Last but not least the Runtime has an important role in creating and managing objects. We have seen that the compiler and linker have prepared the information about the class structures and methods and this code gets called by the __VoDLLClassInit() function.

This function is automatically started when the Operating System loads a VO EXE or DLL.

The picture below shows how the classes and objects will be stored in memory.

Fig. 1: How classes and objects are stored in memory

The BLUE rectangles contain structures that are stored in static memory based on the information given to the DeclareClass() and DeclareMethod() functions.

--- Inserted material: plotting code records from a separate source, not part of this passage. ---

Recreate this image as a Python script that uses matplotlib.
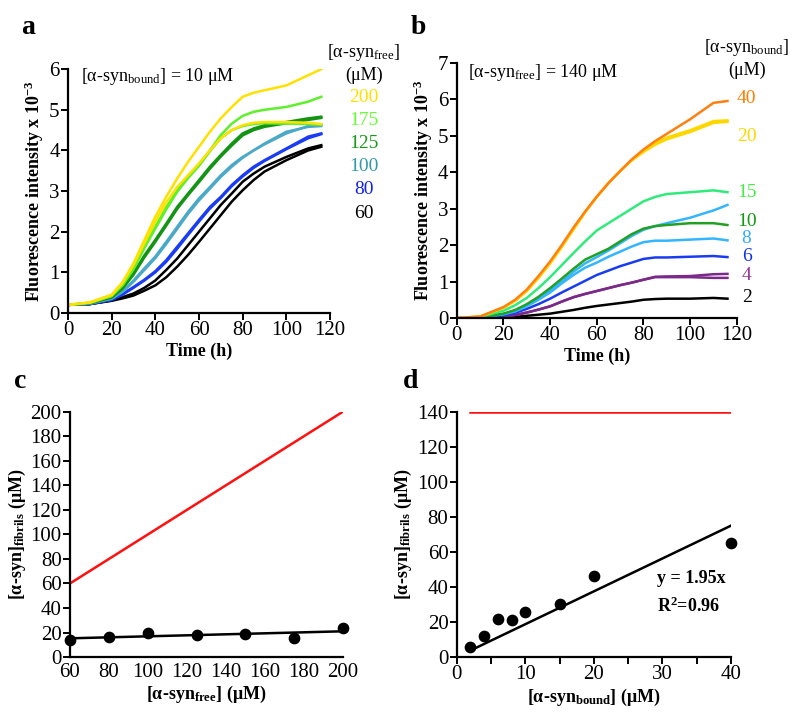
import matplotlib
matplotlib.use('Agg')
import matplotlib.pyplot as plt
import numpy as np

plt.rcParams['font.family'] = ['Liberation Serif', 'DejaVu Serif']
plt.rcParams['mathtext.fontset'] = 'custom'
plt.rcParams['mathtext.rm'] = 'Liberation Serif'
plt.rcParams['mathtext.bf'] = 'Liberation Serif:bold'
plt.rcParams['mathtext.it'] = 'Liberation Serif:italic'

# time points (h) at which the kinetic traces were read
time = [0, 10, 20, 25, 30, 35, 40, 45, 50, 55, 60, 65, 70, 75, 80, 85, 90, 100, 110, 116]

# ---- panel a: ThT kinetics, [bound] = 10 uM, varying [free] (x 10^3 a.u.)
a_free = ['200', '175', '125', '100', '80', '60']
a_colors = ['#FFE100', '#5EF02A', '#139413', '#4BA9C8', '#1A3CF5', '#000000']
a_label_colors = ['#FFE000', '#66FF33', '#1A9A1A', '#3399AA', '#1122EE', '#000000']
a_rep1 = [
    [0.2, 0.26, 0.45, 0.76, 1.22, 1.8, 2.37, 2.86, 3.31, 3.72, 4.09, 4.46, 4.79, 5.07, 5.32, 5.42, 5.48, 5.6, 5.85, 6.0],
    [0.2, 0.25, 0.42, 0.7, 1.12, 1.62, 2.12, 2.6, 3.02, 3.35, 3.65, 4.0, 4.38, 4.66, 4.85, 4.95, 5.0, 5.07, 5.2, 5.32],
    [0.2, 0.24, 0.39, 0.62, 0.98, 1.42, 1.8, 2.2, 2.61, 2.94, 3.27, 3.6, 3.89, 4.17, 4.42, 4.54, 4.62, 4.7, 4.79, 4.83],
    [0.2, 0.23, 0.36, 0.54, 0.8, 1.1, 1.39, 1.75, 2.12, 2.49, 2.82, 3.1, 3.39, 3.64, 3.84, 4.0, 4.17, 4.46, 4.58, 4.6],
    [0.2, 0.22, 0.33, 0.47, 0.64, 0.82, 1.03, 1.3, 1.63, 1.96, 2.29, 2.61, 2.86, 3.15, 3.39, 3.6, 3.76, 4.05, 4.34, 4.42],
    [0.2, 0.22, 0.31, 0.39, 0.48, 0.62, 0.8, 1.06, 1.34, 1.67, 2.0, 2.33, 2.66, 2.94, 3.23, 3.43, 3.6, 3.84, 4.05, 4.13],
]
a_rep2 = [
    [0.2, 0.26, 0.44, 0.74, 1.18, 1.72, 2.25, 2.72, 3.1, 3.39, 3.68, 4.0, 4.3, 4.5, 4.62, 4.68, 4.7, 4.7, 4.68, 4.65],
    [0.2, 0.25, 0.42, 0.68, 1.08, 1.6, 2.08, 2.55, 2.98, 3.32, 3.62, 3.98, 4.3, 4.5, 4.6, 4.65, 4.67, 4.66, 4.65, 4.63],
    [0.2, 0.24, 0.38, 0.6, 0.94, 1.37, 1.75, 2.15, 2.56, 2.9, 3.22, 3.55, 3.85, 4.12, 4.37, 4.5, 4.58, 4.67, 4.75, 4.8],
    [0.2, 0.23, 0.35, 0.52, 0.77, 1.06, 1.35, 1.7, 2.07, 2.44, 2.77, 3.06, 3.35, 3.6, 3.82, 4.0, 4.15, 4.42, 4.6, 4.63],
    [0.2, 0.22, 0.32, 0.45, 0.62, 0.8, 1.0, 1.26, 1.58, 1.92, 2.25, 2.57, 2.83, 3.12, 3.36, 3.57, 3.74, 4.03, 4.3, 4.4],
    [0.2, 0.22, 0.3, 0.36, 0.43, 0.55, 0.68, 0.88, 1.14, 1.43, 1.75, 2.08, 2.41, 2.74, 3.02, 3.27, 3.48, 3.76, 4.0, 4.09],
]

# ---- panel b: [free] = 140 uM, varying [bound]
b_bound = ['40', '20', '15', '10', '8', '6', '4', '2']
b_colors = ['#FF7F10', '#FFD700', '#30EB7C', '#22A022', '#33B5FF', '#1A3CF0', '#7B2A8A', '#000000']
b_label_colors = ['#FF7F00', '#FFD800', '#44EE44', '#119911', '#33AAFF', '#1133DD', '#993399', '#000000']
b_rep1 = [
    [0, 0.04, 0.3, 0.5, 0.78, 1.15, 1.55, 2.0, 2.48, 2.92, 3.33, 3.7, 4.03, 4.35, 4.62, 4.85, 5.05, 5.45, 5.9, 5.95],
    [0, 0.04, 0.28, 0.47, 0.74, 1.1, 1.5, 1.95, 2.43, 2.9, 3.32, 3.7, 4.03, 4.33, 4.58, 4.8, 4.95, 5.15, 5.4, 5.42],
    [0, 0.03, 0.2, 0.35, 0.55, 0.82, 1.12, 1.45, 1.78, 2.1, 2.4, 2.6, 2.8, 3.0, 3.2, 3.32, 3.4, 3.45, 3.5, 3.45],
    [0, 0.02, 0.12, 0.22, 0.38, 0.58, 0.82, 1.08, 1.35, 1.6, 1.75, 1.9, 2.1, 2.3, 2.45, 2.52, 2.55, 2.6, 2.6, 2.55],
    [0, 0.02, 0.1, 0.18, 0.32, 0.5, 0.7, 0.95, 1.18, 1.38, 1.52, 1.68, 1.82, 1.96, 2.08, 2.12, 2.12, 2.15, 2.18, 2.13],
    [0, 0.01, 0.07, 0.14, 0.25, 0.38, 0.53, 0.7, 0.86, 1.02, 1.18, 1.3, 1.42, 1.52, 1.62, 1.66, 1.66, 1.68, 1.7, 1.67],
    [0, 0.01, 0.04, 0.08, 0.15, 0.23, 0.32, 0.45, 0.57, 0.66, 0.74, 0.82, 0.9, 0.97, 1.05, 1.13, 1.14, 1.15, 1.2, 1.21],
    [0, 0.0, 0.01, 0.03, 0.06, 0.09, 0.12, 0.17, 0.22, 0.28, 0.33, 0.37, 0.41, 0.45, 0.5, 0.52, 0.53, 0.53, 0.55, 0.53],
]
b_rep2 = [
    None,
    [0, 0.04, 0.28, 0.47, 0.74, 1.1, 1.5, 1.95, 2.43, 2.9, 3.32, 3.7, 4.03, 4.32, 4.55, 4.75, 4.9, 5.1, 5.35, 5.38],
    None,
    None,
    [0, 0.02, 0.11, 0.2, 0.35, 0.53, 0.76, 1.0, 1.27, 1.5, 1.67, 1.85, 2.05, 2.25, 2.42, 2.52, 2.6, 2.75, 2.95, 3.1],
    None,
    [0, 0.01, 0.04, 0.08, 0.15, 0.23, 0.32, 0.45, 0.57, 0.66, 0.74, 0.82, 0.9, 0.97, 1.05, 1.12, 1.12, 1.12, 1.1, 1.1],
    None,
]

# ---- panel c
c_free = [60, 80, 100, 125, 150, 175, 200]
c_fibrils = [14, 16, 20, 18, 18.5, 15.5, 24]

# ---- panel d
d_bound = [2, 4, 6, 8, 10, 15, 20, 40]
d_fibrils = [5.5, 12, 21.5, 21, 25.5, 30, 46, 65]

fig = plt.figure(figsize=(8, 7.13), dpi=100)
ax_a = fig.add_axes([0.085, 0.561, 0.3275, 0.342])
ax_b = fig.add_axes([0.571, 0.554, 0.35, 0.358])
ax_c = fig.add_axes([0.0875, 0.0785, 0.341, 0.344])
ax_d = fig.add_axes([0.571, 0.0785, 0.3425, 0.344])

for ax in [ax_a, ax_b, ax_c, ax_d]:
    ax.spines['top'].set_visible(False)
    ax.spines['right'].set_visible(False)
    ax.spines['left'].set_linewidth(1.6)
    ax.spines['bottom'].set_linewidth(1.6)
    ax.tick_params(direction='out', length=5, width=1.4, labelsize=15, pad=1)

# a
for i in range(len(a_free) - 1, -1, -1):
    ax_a.plot(time, a_rep2[i], color=a_colors[i], lw=1.8)
    ax_a.plot(time, a_rep1[i], color=a_colors[i], lw=1.8)
ax_a.set_xlim(0, 120)
ax_a.set_ylim(0, 6)
ax_a.set_xticks(range(0, 121, 20))
ax_a.set_yticks(range(0, 7))
ax_a.set_xlabel('Time (h)', fontsize=13, fontweight='bold', labelpad=2)
ax_a.set_ylabel(r'Fluorescence intensity x 10$^{\mathbf{-3}}$', fontsize=13, fontweight='bold', labelpad=2)
ax_a.text(0.05, 0.97, r'[α-syn$_{\mathrm{bound}}$] = 10 μM', transform=ax_a.transAxes, fontsize=13, va='center')
ax_a.text(1.13, 1.07, r'[α-syn$_{\mathrm{free}}$]', transform=ax_a.transAxes, fontsize=13, ha='center', va='center')
ax_a.text(1.13, 0.975, '(μM)', transform=ax_a.transAxes, fontsize=13, ha='center', va='center')
for i, lab in enumerate(a_free):
    ax_a.text(1.13, 0.885 - i * 0.095, lab, transform=ax_a.transAxes, fontsize=14,
              ha='center', va='center', color=a_label_colors[i])

# b
for i in range(len(b_bound) - 1, -1, -1):
    if b_rep2[i] is not None:
        ax_b.plot(time, b_rep2[i], color=b_colors[i], lw=1.8)
    ax_b.plot(time, b_rep1[i], color=b_colors[i], lw=1.8)
ax_b.set_xlim(0, 120)
ax_b.set_ylim(0, 7)
ax_b.set_xticks(range(0, 121, 20))
ax_b.set_yticks(range(0, 8))
ax_b.set_xlabel('Time (h)', fontsize=13, fontweight='bold', labelpad=2)
ax_b.set_ylabel(r'Fluorescence intensity x 10$^{\mathbf{-3}}$', fontsize=13, fontweight='bold', labelpad=2)
ax_b.text(0.04, 0.96, r'[α-syn$_{\mathrm{free}}$] = 140 μM', transform=ax_b.transAxes, fontsize=13, va='center')
ax_b.text(1.035, 1.06, r'[α-syn$_{\mathrm{bound}}$]', transform=ax_b.transAxes, fontsize=13, ha='center', va='center')
ax_b.text(1.035, 0.97, '(μM)', transform=ax_b.transAxes, fontsize=13, ha='center', va='center')
b_label_y = [0.86, 0.71, 0.49, 0.38, 0.31, 0.24, 0.165, 0.08]
for i, lab in enumerate(b_bound):
    ax_b.text(1.035, b_label_y[i], lab, transform=ax_b.transAxes, fontsize=14,
              ha='center', va='center', color=b_label_colors[i])

# c
ax_c.plot([60, 200], [60, 200], color='#FF1010', lw=1.8)
fit_c = np.polyfit(c_free, c_fibrils, 1)
xx = np.array([60, 200])
ax_c.plot(xx, np.polyval(fit_c, xx), color='black', lw=1.8)
ax_c.scatter(c_free, c_fibrils, s=55, color='black', zorder=3, clip_on=False)
ax_c.set_xlim(60, 200)
ax_c.set_ylim(0, 200)
ax_c.set_xticks(range(60, 201, 20))
ax_c.set_yticks(range(0, 201, 20))
ax_c.tick_params(axis='x', length=0, pad=4)
ax_c.set_xlabel(r'[α-syn$_{\mathbf{free}}$] (μM)', fontsize=13, fontweight='bold', labelpad=2)
ax_c.set_ylabel(r'[α-syn]$_{\mathbf{fibrils}}$ (μM)', fontsize=13, fontweight='bold', labelpad=2)

# d
ax_d.plot([2, 40], [140, 140], color='#FF1010', lw=1.8)
xd = np.array(d_bound, dtype=float)
slope_d = np.sum(xd * np.array(d_fibrils)) / np.sum(xd * xd)
xx = np.array([2, 40])
ax_d.plot(xx, slope_d * xx, color='black', lw=1.8)
ax_d.scatter(d_bound, d_fibrils, s=55, color='black', zorder=3, clip_on=False)
ax_d.set_xlim(0, 40)
ax_d.set_ylim(0, 140)
ax_d.set_xticks(range(0, 41, 10))
ax_d.set_xticks(range(0, 41, 5), minor=True)
ax_d.tick_params(axis='x', which='minor', direction='out', length=5, width=1.4)
ax_d.set_yticks(range(0, 141, 20))
ax_d.set_xlabel(r'[α-syn$_{\mathbf{bound}}$] (μM)', fontsize=13, fontweight='bold', labelpad=2)
ax_d.set_ylabel(r'[α-syn]$_{\mathbf{fibrils}}$ (μM)', fontsize=13, fontweight='bold', labelpad=2)
ax_d.text(0.73, 0.3, 'y = 1.95x', transform=ax_d.transAxes, fontsize=13, fontweight='bold')
ax_d.text(0.73, 0.185, r'R$^{\mathbf{2}}$=0.96', transform=ax_d.transAxes, fontsize=13, fontweight='bold')

# panel letters
for x, y, s in [(0.027, 0.962, 'a'), (0.513, 0.962, 'b'), (0.017, 0.465, 'c'), (0.503, 0.465, 'd')]:
    fig.text(x, y, s, fontsize=20, fontweight='bold', va='center')

fig.savefig('out.png', dpi=100)
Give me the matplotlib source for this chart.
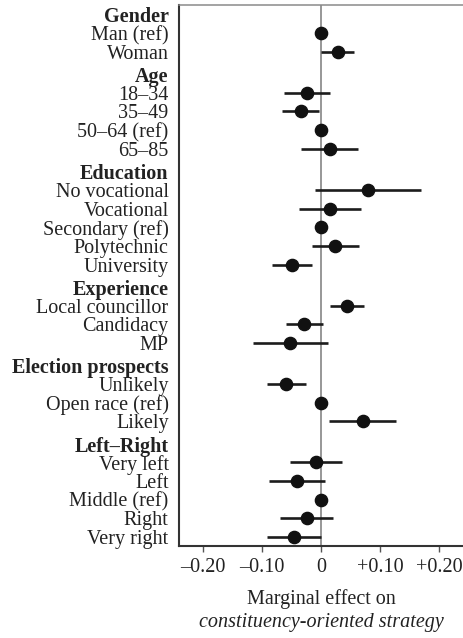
import numpy as np
import matplotlib
matplotlib.use('Agg')
import matplotlib.pyplot as plt
from matplotlib.transforms import blended_transform_factory

plt.rcParams['font.family'] = ['Liberation Serif', 'DejaVu Serif']

# groups and their rows
groups = ['Gender', 'Age', 'Education', 'Experience', 'Election prospects', 'Left–Right']
labels = [
    ['Man (ref)', 'Woman'],
    ['18–34', '35–49', '50–64 (ref)', '65–85'],
    ['No vocational', 'Vocational', 'Secondary (ref)', 'Polytechnic', 'University'],
    ['Local councillor', 'Candidacy', 'MP'],
    ['Unlikely', 'Open race (ref)', 'Likely'],
    ['Very left', 'Left', 'Middle (ref)', 'Right', 'Very right'],
]
est = [
    [0.0, 0.028],
    [-0.024, -0.034, 0.0, 0.015],
    [0.079, 0.015, 0.0, 0.024, -0.049],
    [0.044, -0.029, -0.052],
    [-0.060, 0.0, 0.071],
    [-0.008, -0.040, 0.0, -0.024, -0.046],
]
lo = [
    [np.nan, 0.000],
    [-0.062, -0.066, np.nan, -0.033],
    [-0.010, -0.038, np.nan, -0.016, -0.082],
    [0.015, -0.059, -0.115],
    [-0.092, np.nan, 0.014],
    [-0.052, -0.088, np.nan, -0.070, -0.092],
]
hi = [
    [np.nan, 0.055],
    [0.015, -0.003, np.nan, 0.063],
    [0.169, 0.068, np.nan, 0.064, -0.015],
    [0.073, 0.003, 0.012],
    [-0.026, np.nan, 0.127],
    [0.035, 0.006, np.nan, 0.020, 0.000],
]
xticks = [-0.20, -0.10, 0.0, 0.10, 0.20]
xticklabels = ['–0.20', '–0.10', '0', '+0.10', '+0.20']

fig = plt.figure(figsize=(4.63, 6.38), dpi=100)
ax = fig.add_axes([179 / 463, 1 - 545.5 / 638, 1 - 179 / 463, (545.5 - 5) / 638])

# row positions (going downwards)
ypos, ylab, yhead = [], [], []
pos = 0.0
for gi, g in enumerate(groups):
    if gi > 0:
        pos += 1.23
    ypos.append(pos); ylab.append(g); yhead.append(True)
    for j, lab in enumerate(labels[gi]):
        pos += 0.97 if j == 0 else 1.0
        ypos.append(pos); ylab.append(lab); yhead.append(False)
        e, l, h = est[gi][j], lo[gi][j], hi[gi][j]
        if not np.isnan(l):
            ax.plot([l, h], [pos, pos], color='#1c1c1c', lw=1.9, solid_capstyle='butt', zorder=3)
        ax.plot(e, pos, 'o', color='#111111', ms=8.8, zorder=4)

ax.axvline(0, color='#7a7a7a', lw=1.1, zorder=1)
ax.set_xlim(-0.24, 0.24)
ax.set_ylim(pos + 0.45, -0.53)

ax.set_yticks(ypos)
ax.set_yticklabels(ylab, fontsize=14.5)
for t, h in zip(ax.get_yticklabels(), yhead):
    if h:
        t.set_fontweight('bold')
ax.tick_params(axis='y', length=0, pad=7.5, colors='#222222')
ax.set_xticks(xticks)
ax.set_xticklabels(xticklabels, fontsize=14.5, color='#222222')
ax.tick_params(axis='x', length=4, width=1, color='#555555', pad=5)

ax.spines['right'].set_visible(False)
ax.spines['top'].set_color('#8a8a8a')
ax.spines['top'].set_linewidth(1.1)
ax.spines['left'].set_color('#333333')
ax.spines['left'].set_linewidth(1.5)
ax.spines['bottom'].set_color('#333333')
ax.spines['bottom'].set_linewidth(1.5)

tr = blended_transform_factory(ax.transAxes, fig.transFigure)
ax.text(0.5, 1 - 599 / 638, 'Marginal effect on', transform=tr, ha='center', va='center',
        fontsize=14.5, color='#222222')
ax.text(0.5, 1 - 622 / 638, 'constituency-oriented strategy', transform=tr, ha='center',
        va='center', fontsize=14.5, style='italic', color='#222222')

fig.savefig('out.png', dpi=100)
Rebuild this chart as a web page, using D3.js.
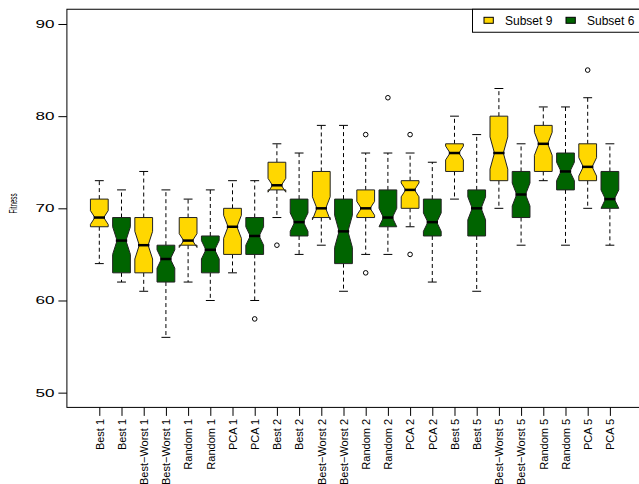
<!DOCTYPE html>
<html>
<head>
<meta charset="utf-8">
<script src="https://cdn.jsdelivr.net/npm/d3@7"></script>
<style>
  body { margin: 0; background: #fff; }
  text { font-family: "Liberation Sans", Arial, Helvetica, sans-serif; fill: #000; }
</style>
</head>
<body>
<div id="chart"></div>
<script>
// Box labels, left to right (Subset 9 / Subset 6 alternate)
const categories = [
  "Best 1", "Best 1", "Best−Worst 1", "Best−Worst 1", "Random 1", "Random 1", "PCA 1", "PCA 1",
  "Best 2", "Best 2", "Best−Worst 2", "Best−Worst 2", "Random 2", "Random 2", "PCA 2", "PCA 2",
  "Best 5", "Best 5", "Best−Worst 5", "Best−Worst 5", "Random 5", "Random 5", "PCA 5", "PCA 5"
];
const seriesNames = ["Subset 9", "Subset 6"];
const seriesColors = ["#FFD700", "#006400"];

// five-number summaries
const lowerWhisker = [64, 62, 61, 56, 62, 60, 63, 60, 69, 65, 66, 61, 65, 65, 68, 62, 71, 61, 70, 66, 73, 66, 70, 66];
const lowerQuartile = [68, 63, 63, 62, 66, 63, 65, 65, 72, 67, 69, 64, 69, 68, 70, 67, 74, 67, 73, 69, 74, 72, 73, 70];
const medians = [69, 66.5, 66, 64.5, 66.5, 65.5, 68, 67, 72.5, 68.5, 70, 67.5, 70, 69, 72, 68.5, 76, 70, 76, 71.5, 77, 74, 74.5, 71];
const upperQuartile = [71, 69, 69, 66, 69, 67, 70, 69, 75, 71, 74, 71, 72, 72, 73, 71, 77, 72, 80, 74, 79, 76, 77, 74];
const upperWhisker = [73, 72, 74, 72, 71, 72, 73, 73, 77, 76, 79, 79, 76, 76, 76, 75, 80, 78, 83, 77, 81, 81, 82, 77];
const outliers = [[], [], [], [], [], [], [], [58], [66], [], [], [], [78, 63], [82], [78, 65], [], [], [], [], [], [], [], [85], []];
const sampleSize = 40; // runs per box, used for the notches

const yTicks = [50, 60, 70, 80, 90];

function drawBoxplot(container) {
  const width = 639, height = 484;
  const svg = d3.select(container).append("svg")
      .attr("width", width)
      .attr("height", height)
      .style("display", "block");

  svg.append("rect").attr("width", width).attr("height", height).attr("fill", "#fff");

  const n = categories.length;
  // R style axes: 4% padding round [0.5, n + 0.5] and [50, 90]
  const xScale = d3.scaleLinear().domain([-0.46, n + 1.46]).range([66.9, 642.3]);
  const yScale = d3.scaleLinear().domain([48.4, 91.6]).range([407.4, 9.25]);

  const unit = xScale(2) - xScale(1);
  const hw = unit * 0.8 / 2;   // half box width
  const nf = 0.5;              // notch fraction

  // frame
  svg.append("rect")
    .attr("x", xScale(-0.46)).attr("y", yScale(91.6))
    .attr("width", xScale(n + 1.46) - xScale(-0.46))
    .attr("height", yScale(48.4) - yScale(91.6))
    .attr("fill", "none").attr("stroke", "#000").attr("stroke-width", 1);

  // y axis
  const yAxis = svg.append("g")
    .attr("transform", `translate(${xScale(-0.46)},0)`)
    .call(d3.axisLeft(yScale).tickValues(yTicks).tickSize(8.5).tickFormat(d3.format("d")));
  yAxis.select(".domain").remove();
  yAxis.selectAll("line").attr("stroke", "#000");
  yAxis.selectAll("text")
    .attr("x", -12.5)
    .attr("font-size", "10.5px")
    .attr("textLength", 19)
    .attr("lengthAdjust", "spacingAndGlyphs");

  // x axis
  const xAxis = svg.append("g")
    .attr("transform", `translate(0,${yScale(48.4)})`)
    .call(d3.axisBottom(xScale).tickValues(d3.range(1, n + 1)).tickSize(8.5)
      .tickFormat(i => categories[i - 1]));
  xAxis.select(".domain").remove();
  xAxis.selectAll("line").attr("stroke", "#000");
  xAxis.selectAll("text")
    .attr("font-size", "11px")
    .attr("y", 0)
    .attr("x", -11.5)
    .attr("dy", "0.35em")
    .attr("transform", "rotate(-90)")
    .style("text-anchor", "end");

  // y axis title
  svg.append("text")
    .attr("transform", "translate(16.5,203.5) rotate(-90)")
    .attr("font-size", "10.5px")
    .attr("textLength", 20)
    .attr("lengthAdjust", "spacingAndGlyphs")
    .style("text-anchor", "middle")
    .text("Fitness");

  const boxes = d3.range(n).map(i => {
    const iqr = upperQuartile[i] - lowerQuartile[i];
    const half = 1.58 * iqr / Math.sqrt(sampleSize);
    return {
      pos: i + 1,
      color: seriesColors[i % 2],
      lo: lowerWhisker[i], q1: lowerQuartile[i], med: medians[i],
      q3: upperQuartile[i], hi: upperWhisker[i],
      cLo: medians[i] - half, cHi: medians[i] + half,
      out: outliers[i]
    };
  });

  const g = svg.selectAll(".box").data(boxes).enter().append("g").attr("class", "box");

  // whiskers (dashed)
  g.append("line")
    .attr("x1", d => xScale(d.pos)).attr("x2", d => xScale(d.pos))
    .attr("y1", d => yScale(d.q3)).attr("y2", d => yScale(d.hi))
    .attr("stroke", "#000").attr("stroke-dasharray", "4,3");
  g.append("line")
    .attr("x1", d => xScale(d.pos)).attr("x2", d => xScale(d.pos))
    .attr("y1", d => yScale(d.q1)).attr("y2", d => yScale(d.lo))
    .attr("stroke", "#000").attr("stroke-dasharray", "4,3");

  // staples
  g.append("line")
    .attr("x1", d => xScale(d.pos) - hw / 2).attr("x2", d => xScale(d.pos) + hw / 2)
    .attr("y1", d => yScale(d.hi)).attr("y2", d => yScale(d.hi))
    .attr("stroke", "#000");
  g.append("line")
    .attr("x1", d => xScale(d.pos) - hw / 2).attr("x2", d => xScale(d.pos) + hw / 2)
    .attr("y1", d => yScale(d.lo)).attr("y2", d => yScale(d.lo))
    .attr("stroke", "#000");

  // notched box
  g.append("polygon")
    .attr("points", d => {
      const cx = xScale(d.pos), xl = cx - hw, xr = cx + hw;
      return [
        [xl, d.q1], [xr, d.q1], [xr, d.cLo], [cx + hw * nf, d.med], [xr, d.cHi],
        [xr, d.q3], [xl, d.q3], [xl, d.cHi], [cx - hw * nf, d.med], [xl, d.cLo]
      ].map(p => [p[0], yScale(p[1])].join(",")).join(" ");
    })
    .attr("fill", d => d.color)
    .attr("stroke", "#222")
    .attr("stroke-width", 1);

  // median
  g.append("line")
    .attr("x1", d => xScale(d.pos) - hw * nf).attr("x2", d => xScale(d.pos) + hw * nf)
    .attr("y1", d => yScale(d.med)).attr("y2", d => yScale(d.med))
    .attr("stroke", "#000").attr("stroke-width", 2.5).attr("stroke-linecap", "square");

  // outliers
  g.selectAll("circle")
    .data(d => d.out.map(v => ({ pos: d.pos, value: v })))
    .enter().append("circle")
    .attr("cx", d => xScale(d.pos)).attr("cy", d => yScale(d.value))
    .attr("r", 2.3)
    .attr("fill", "none").attr("stroke", "#000");

  // legend (top right, horizontal)
  const legend = svg.append("g");
  legend.append("rect")
    .attr("x", 472.5).attr("y", 9.25).attr("width", 180).attr("height", 23)
    .attr("fill", "#fff").attr("stroke", "#000");
  const legendX = [484, 566];
  seriesNames.forEach((name, i) => {
    legend.append("rect")
      .attr("x", legendX[i]).attr("y", 17.3).attr("width", 9.3).attr("height", 6)
      .attr("fill", seriesColors[i]).attr("stroke", "#000");
    legend.append("text")
      .attr("x", legendX[i] + 21).attr("y", 25)
      .attr("font-size", "12px")
      .text(name);
  });
}

drawBoxplot("#chart");
</script>
</body>
</html>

The ORANGE rectangles represent the code that is in the EXE/DLL

The YELLOW rectangles are objects located in dynamic memory.

Creating objects by the Runtime

Based on the information that the runtime finds in the class structure, it will create objects in dynamic memory. As we have described above, all objects will have a reference to the class structure and the (optional) VTable.  The runtime is responsible for filling these references.

Runtime functions such as ClassName(), IsInstanceOf(), IVarGet(), Send() etc. will use the link to the class structure to get the information that they need.

Lifetime Management

The runtime is also responsible for managing the lifetime of an object. We will look at this in more detail during the VO VooDoo session. In short it works like as follows.

The dynamic memory from VO consists of two areas. Each time VO detects an ‘out of memory’ situation when allocating dynamic memory, it will start the Garbage Collector (GC). This process will then stop the VO application and start to copy the information (strings, objects, arrays & floats) that is still in use from the active area in the dynamic memory to the inactive area, and will adjust all references to the information. Usually this will generate enough space in the new area. If not, the GC will adjust the size of the Dynamic Memory to allow the new information to be stored.

When there are no more references to an object it simply ceases to exist. It does not get copied to the new dynamic memory area.

If you want to detect the moment your objects ceases to exist, you need to use a so-called Axit() method, and tell the runtime that you want this method to be called when your object ceases to exist. You can do that by calling the RegisterAxit() function. This will do two things:

• The object will me marked as ‘having an Axit’
• A reference to the object will be stored in a table.

The UnRegisterAxit() function of course does the reverse.

After the GC has moved all objects in dynamic memory to a new location in the second area, it will loop through the table that contains the objects having an Axit. If it detects that an object has been moved it will adjust the memory location in that table. If it detects that the object has NOT been moved, it will automatically call the Axit() method on the object.

So you should avoid allocating memory in your Axit() methods !

To avoid memory problems (for example if you would allocate memory in the Axit() method) the GC locks down the dynamic memory using a DynLock(). So you should avoid allocating memory in your Axit() methods!

The number of objects in the Axit table is default 16000. Before VO 2.7 the only way to increase this was through the registry. Unfortunately that setting was ‘global’ and would effect all VO applications running on the same machine. In VO 2.7 you can now increase the size of that table through the new function SetMaxRegisteredAxitMethods().